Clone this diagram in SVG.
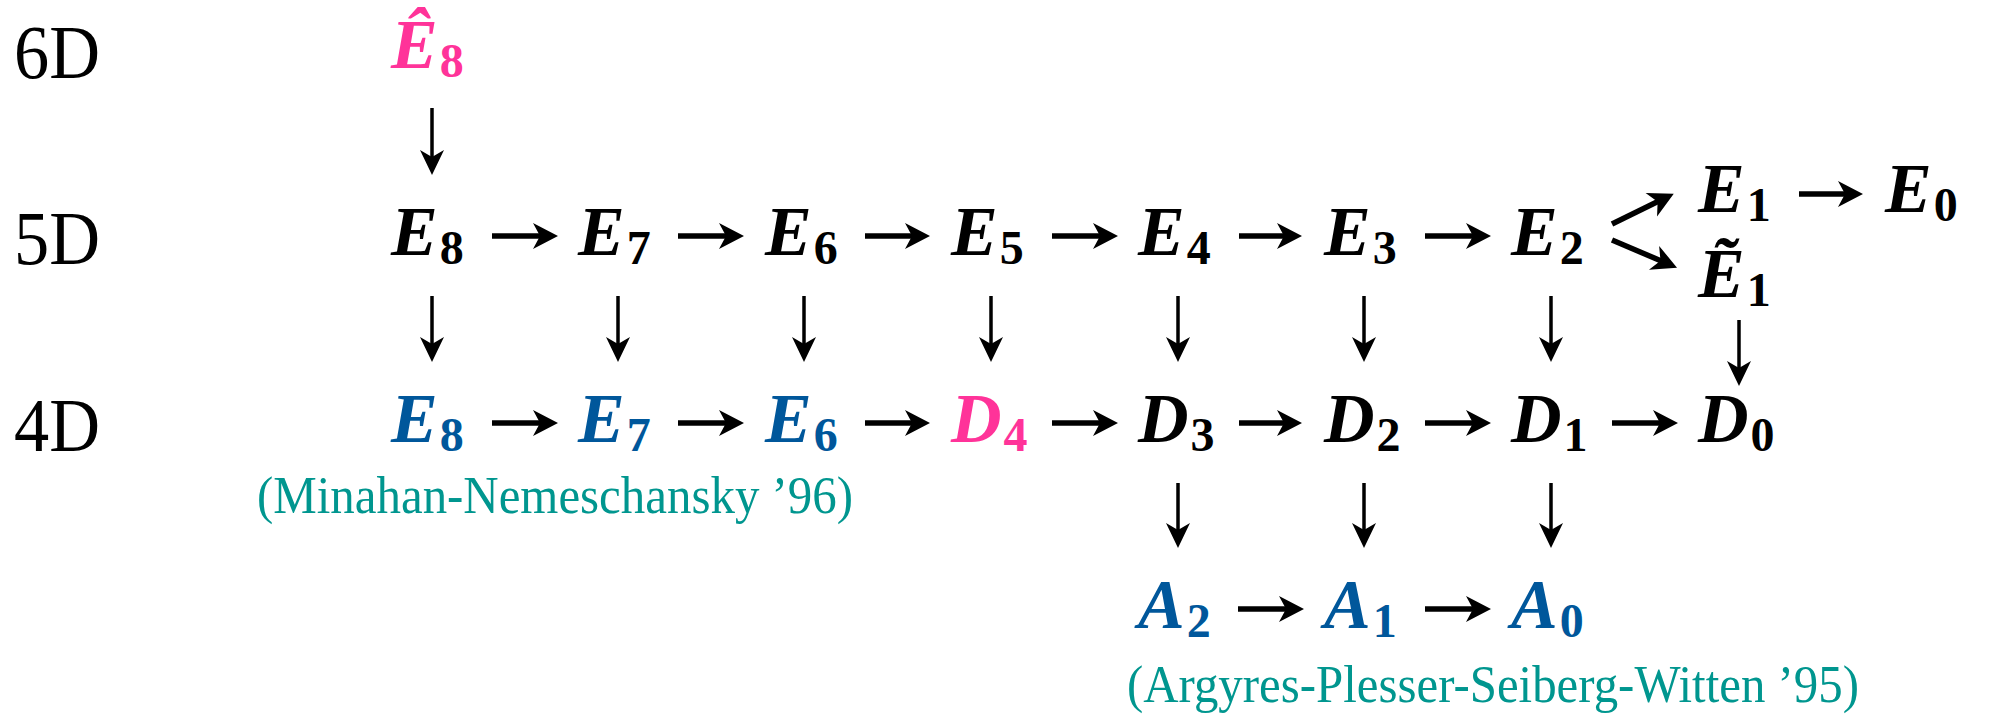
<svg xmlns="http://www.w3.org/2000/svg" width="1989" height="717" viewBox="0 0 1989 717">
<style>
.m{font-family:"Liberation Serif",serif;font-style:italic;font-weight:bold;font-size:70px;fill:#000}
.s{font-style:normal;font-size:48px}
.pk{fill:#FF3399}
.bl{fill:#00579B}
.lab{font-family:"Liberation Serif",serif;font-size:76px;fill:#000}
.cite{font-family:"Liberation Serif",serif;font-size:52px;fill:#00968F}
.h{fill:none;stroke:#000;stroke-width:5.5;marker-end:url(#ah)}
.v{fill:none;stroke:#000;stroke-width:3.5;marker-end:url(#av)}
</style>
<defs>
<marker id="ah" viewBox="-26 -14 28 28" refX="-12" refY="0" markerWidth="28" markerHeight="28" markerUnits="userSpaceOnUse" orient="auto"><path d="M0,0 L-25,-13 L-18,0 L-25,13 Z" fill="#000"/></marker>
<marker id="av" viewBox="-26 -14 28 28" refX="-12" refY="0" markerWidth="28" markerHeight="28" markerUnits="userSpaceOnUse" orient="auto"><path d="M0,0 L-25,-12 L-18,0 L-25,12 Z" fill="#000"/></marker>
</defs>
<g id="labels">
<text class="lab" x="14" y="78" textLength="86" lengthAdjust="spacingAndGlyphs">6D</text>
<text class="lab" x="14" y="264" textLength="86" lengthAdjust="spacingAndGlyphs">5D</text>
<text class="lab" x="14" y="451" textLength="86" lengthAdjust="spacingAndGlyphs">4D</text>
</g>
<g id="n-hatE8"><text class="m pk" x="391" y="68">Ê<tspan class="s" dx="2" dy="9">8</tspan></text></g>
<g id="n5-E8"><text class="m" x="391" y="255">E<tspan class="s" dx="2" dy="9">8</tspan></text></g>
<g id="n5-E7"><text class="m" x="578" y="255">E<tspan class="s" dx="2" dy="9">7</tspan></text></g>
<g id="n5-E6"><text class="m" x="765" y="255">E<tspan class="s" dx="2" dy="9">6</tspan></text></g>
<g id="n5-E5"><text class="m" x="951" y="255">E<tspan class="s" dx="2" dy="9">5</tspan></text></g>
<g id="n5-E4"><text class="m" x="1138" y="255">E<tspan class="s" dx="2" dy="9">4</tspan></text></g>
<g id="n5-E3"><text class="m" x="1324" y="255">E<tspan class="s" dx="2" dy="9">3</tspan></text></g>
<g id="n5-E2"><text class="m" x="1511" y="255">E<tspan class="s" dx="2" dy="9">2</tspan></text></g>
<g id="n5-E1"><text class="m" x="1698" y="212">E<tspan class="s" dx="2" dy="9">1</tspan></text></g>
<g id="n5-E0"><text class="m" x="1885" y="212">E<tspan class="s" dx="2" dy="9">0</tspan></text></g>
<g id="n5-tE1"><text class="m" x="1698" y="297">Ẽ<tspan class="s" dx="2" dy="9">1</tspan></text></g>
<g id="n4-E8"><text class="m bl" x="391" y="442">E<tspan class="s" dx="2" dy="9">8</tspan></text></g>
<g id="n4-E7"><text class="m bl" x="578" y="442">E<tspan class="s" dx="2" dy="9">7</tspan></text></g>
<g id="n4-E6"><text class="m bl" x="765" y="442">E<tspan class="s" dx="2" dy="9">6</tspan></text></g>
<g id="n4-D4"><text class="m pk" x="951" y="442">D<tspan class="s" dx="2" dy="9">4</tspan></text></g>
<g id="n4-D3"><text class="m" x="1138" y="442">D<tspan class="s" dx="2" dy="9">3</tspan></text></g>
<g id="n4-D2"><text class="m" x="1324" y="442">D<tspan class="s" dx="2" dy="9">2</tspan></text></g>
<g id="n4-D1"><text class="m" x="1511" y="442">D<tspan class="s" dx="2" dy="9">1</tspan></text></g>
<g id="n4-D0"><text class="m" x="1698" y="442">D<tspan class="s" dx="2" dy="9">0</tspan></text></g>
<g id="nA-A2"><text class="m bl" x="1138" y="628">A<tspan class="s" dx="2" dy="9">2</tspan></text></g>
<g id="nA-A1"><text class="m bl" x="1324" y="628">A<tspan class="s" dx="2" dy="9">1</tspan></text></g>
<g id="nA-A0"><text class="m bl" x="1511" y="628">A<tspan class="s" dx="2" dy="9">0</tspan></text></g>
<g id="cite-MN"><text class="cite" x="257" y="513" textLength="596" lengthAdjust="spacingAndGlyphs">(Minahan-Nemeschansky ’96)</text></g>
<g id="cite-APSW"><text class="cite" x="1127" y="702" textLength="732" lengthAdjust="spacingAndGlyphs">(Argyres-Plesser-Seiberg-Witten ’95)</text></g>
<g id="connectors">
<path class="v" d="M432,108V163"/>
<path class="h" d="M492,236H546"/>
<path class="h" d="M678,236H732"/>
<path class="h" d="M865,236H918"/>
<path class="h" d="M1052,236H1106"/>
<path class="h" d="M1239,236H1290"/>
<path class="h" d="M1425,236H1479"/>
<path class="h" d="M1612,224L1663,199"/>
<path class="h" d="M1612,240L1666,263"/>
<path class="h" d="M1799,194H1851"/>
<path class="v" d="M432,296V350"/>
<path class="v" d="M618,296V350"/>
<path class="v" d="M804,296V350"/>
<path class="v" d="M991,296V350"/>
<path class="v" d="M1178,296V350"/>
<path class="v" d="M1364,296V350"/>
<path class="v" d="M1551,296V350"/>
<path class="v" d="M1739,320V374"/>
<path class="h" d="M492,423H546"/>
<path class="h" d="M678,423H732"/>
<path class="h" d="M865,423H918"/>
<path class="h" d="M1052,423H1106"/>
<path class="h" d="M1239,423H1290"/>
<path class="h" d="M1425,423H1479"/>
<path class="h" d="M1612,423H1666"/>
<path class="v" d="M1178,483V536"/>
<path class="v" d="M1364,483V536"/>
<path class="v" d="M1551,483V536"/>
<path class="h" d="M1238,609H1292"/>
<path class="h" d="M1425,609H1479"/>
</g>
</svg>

########################################

WRITTEN EXERCISE:
Produce an exact copy of each line of data, skipping embedded images.

RESULT:
Clone this diagram in SVG.
<svg xmlns="http://www.w3.org/2000/svg" width="1989" height="717" viewBox="0 0 1989 717">
<style>
.m{font-family:"Liberation Serif",serif;font-style:italic;font-weight:bold;font-size:70px;fill:#000}
.s{font-style:normal;font-size:48px}
.pk{fill:#FF3399}
.bl{fill:#00579B}
.lab{font-family:"Liberation Serif",serif;font-size:76px;fill:#000}
.cite{font-family:"Liberation Serif",serif;font-size:52px;fill:#00968F}
.h{fill:none;stroke:#000;stroke-width:5.5;marker-end:url(#ah)}
.v{fill:none;stroke:#000;stroke-width:3.5;marker-end:url(#av)}
</style>
<defs>
<marker id="ah" viewBox="-26 -14 28 28" refX="-12" refY="0" markerWidth="28" markerHeight="28" markerUnits="userSpaceOnUse" orient="auto"><path d="M0,0 L-25,-13 L-18,0 L-25,13 Z" fill="#000"/></marker>
<marker id="av" viewBox="-26 -14 28 28" refX="-12" refY="0" markerWidth="28" markerHeight="28" markerUnits="userSpaceOnUse" orient="auto"><path d="M0,0 L-25,-12 L-18,0 L-25,12 Z" fill="#000"/></marker>
</defs>
<g id="labels">
<text class="lab" x="14" y="78" textLength="86" lengthAdjust="spacingAndGlyphs">6D</text>
<text class="lab" x="14" y="264" textLength="86" lengthAdjust="spacingAndGlyphs">5D</text>
<text class="lab" x="14" y="451" textLength="86" lengthAdjust="spacingAndGlyphs">4D</text>
</g>
<g id="n-hatE8"><text class="m pk" x="391" y="68">Ê<tspan class="s" dx="2" dy="9">8</tspan></text></g>
<g id="n5-E8"><text class="m" x="391" y="255">E<tspan class="s" dx="2" dy="9">8</tspan></text></g>
<g id="n5-E7"><text class="m" x="578" y="255">E<tspan class="s" dx="2" dy="9">7</tspan></text></g>
<g id="n5-E6"><text class="m" x="765" y="255">E<tspan class="s" dx="2" dy="9">6</tspan></text></g>
<g id="n5-E5"><text class="m" x="951" y="255">E<tspan class="s" dx="2" dy="9">5</tspan></text></g>
<g id="n5-E4"><text class="m" x="1138" y="255">E<tspan class="s" dx="2" dy="9">4</tspan></text></g>
<g id="n5-E3"><text class="m" x="1324" y="255">E<tspan class="s" dx="2" dy="9">3</tspan></text></g>
<g id="n5-E2"><text class="m" x="1511" y="255">E<tspan class="s" dx="2" dy="9">2</tspan></text></g>
<g id="n5-E1"><text class="m" x="1698" y="212">E<tspan class="s" dx="2" dy="9">1</tspan></text></g>
<g id="n5-E0"><text class="m" x="1885" y="212">E<tspan class="s" dx="2" dy="9">0</tspan></text></g>
<g id="n5-tE1"><text class="m" x="1698" y="297">Ẽ<tspan class="s" dx="2" dy="9">1</tspan></text></g>
<g id="n4-E8"><text class="m bl" x="391" y="442">E<tspan class="s" dx="2" dy="9">8</tspan></text></g>
<g id="n4-E7"><text class="m bl" x="578" y="442">E<tspan class="s" dx="2" dy="9">7</tspan></text></g>
<g id="n4-E6"><text class="m bl" x="765" y="442">E<tspan class="s" dx="2" dy="9">6</tspan></text></g>
<g id="n4-D4"><text class="m pk" x="951" y="442">D<tspan class="s" dx="2" dy="9">4</tspan></text></g>
<g id="n4-D3"><text class="m" x="1138" y="442">D<tspan class="s" dx="2" dy="9">3</tspan></text></g>
<g id="n4-D2"><text class="m" x="1324" y="442">D<tspan class="s" dx="2" dy="9">2</tspan></text></g>
<g id="n4-D1"><text class="m" x="1511" y="442">D<tspan class="s" dx="2" dy="9">1</tspan></text></g>
<g id="n4-D0"><text class="m" x="1698" y="442">D<tspan class="s" dx="2" dy="9">0</tspan></text></g>
<g id="nA-A2"><text class="m bl" x="1138" y="628">A<tspan class="s" dx="2" dy="9">2</tspan></text></g>
<g id="nA-A1"><text class="m bl" x="1324" y="628">A<tspan class="s" dx="2" dy="9">1</tspan></text></g>
<g id="nA-A0"><text class="m bl" x="1511" y="628">A<tspan class="s" dx="2" dy="9">0</tspan></text></g>
<g id="cite-MN"><text class="cite" x="257" y="513" textLength="596" lengthAdjust="spacingAndGlyphs">(Minahan-Nemeschansky ’96)</text></g>
<g id="cite-APSW"><text class="cite" x="1127" y="702" textLength="732" lengthAdjust="spacingAndGlyphs">(Argyres-Plesser-Seiberg-Witten ’95)</text></g>
<g id="connectors">
<path class="v" d="M432,108V163"/>
<path class="h" d="M492,236H546"/>
<path class="h" d="M678,236H732"/>
<path class="h" d="M865,236H918"/>
<path class="h" d="M1052,236H1106"/>
<path class="h" d="M1239,236H1290"/>
<path class="h" d="M1425,236H1479"/>
<path class="h" d="M1612,224L1663,199"/>
<path class="h" d="M1612,240L1666,263"/>
<path class="h" d="M1799,194H1851"/>
<path class="v" d="M432,296V350"/>
<path class="v" d="M618,296V350"/>
<path class="v" d="M804,296V350"/>
<path class="v" d="M991,296V350"/>
<path class="v" d="M1178,296V350"/>
<path class="v" d="M1364,296V350"/>
<path class="v" d="M1551,296V350"/>
<path class="v" d="M1739,320V374"/>
<path class="h" d="M492,423H546"/>
<path class="h" d="M678,423H732"/>
<path class="h" d="M865,423H918"/>
<path class="h" d="M1052,423H1106"/>
<path class="h" d="M1239,423H1290"/>
<path class="h" d="M1425,423H1479"/>
<path class="h" d="M1612,423H1666"/>
<path class="v" d="M1178,483V536"/>
<path class="v" d="M1364,483V536"/>
<path class="v" d="M1551,483V536"/>
<path class="h" d="M1238,609H1292"/>
<path class="h" d="M1425,609H1479"/>
</g>
</svg>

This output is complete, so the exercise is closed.